On 2/4/21 8:11 PM, Xi Ruoyao wrote:
On 2021-02-04 15:19 -0600, Bruce Dubbs wrote:
I am OK with the changes to omit seccomp, but when building on an LFS
10.0 system, there were no problems before.
Hi Bruce,

On LFS/BLFS if libseccomp.so is installed, /usr/include/seccomp.h would be also
installed.  But on many commerical distros (Debian or Fedora) libseccomp.so is
in "libseccomp" package, but the header is in "libseccomp-devel" package.  So
someone may install "libseccomp", but not "libseccomp-devel".

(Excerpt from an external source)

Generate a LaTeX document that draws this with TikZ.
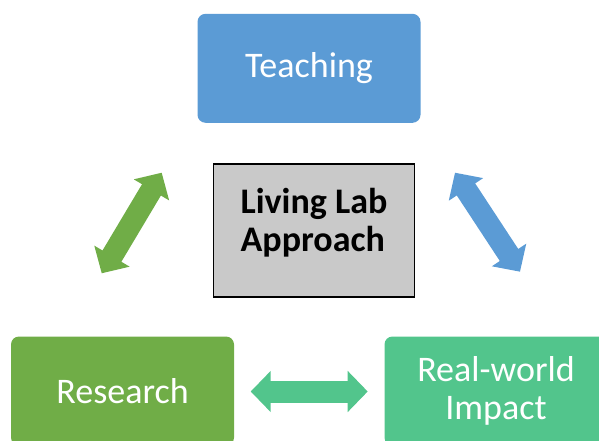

And, File building system is so stupid that if libseccomp.so exists, it will use
libseccomp anyway.  Then the build will fail because it can't find the header.


find /usr/lib -name 'libseccomp.*'
/usr/lib/arm-linux-gnueabihf/libseccomp.so.2.3.3
/usr/lib/arm-linux-gnueabihf/libseccomp.so.2

find /usr/include -name 'seccomp.h'
/usr/include/linux/seccomp.h

file builds just fine on this host.

So does the entire LFS and the BLFS packages that I use.

Of course I am not building "by the book" because I use a package manager

and the book just will not work.  I follow the build sequence and build

instructions, but have to greatly modify the steps in book because of the liberties

taken by the book overwriting files.  The package manager will not allow that.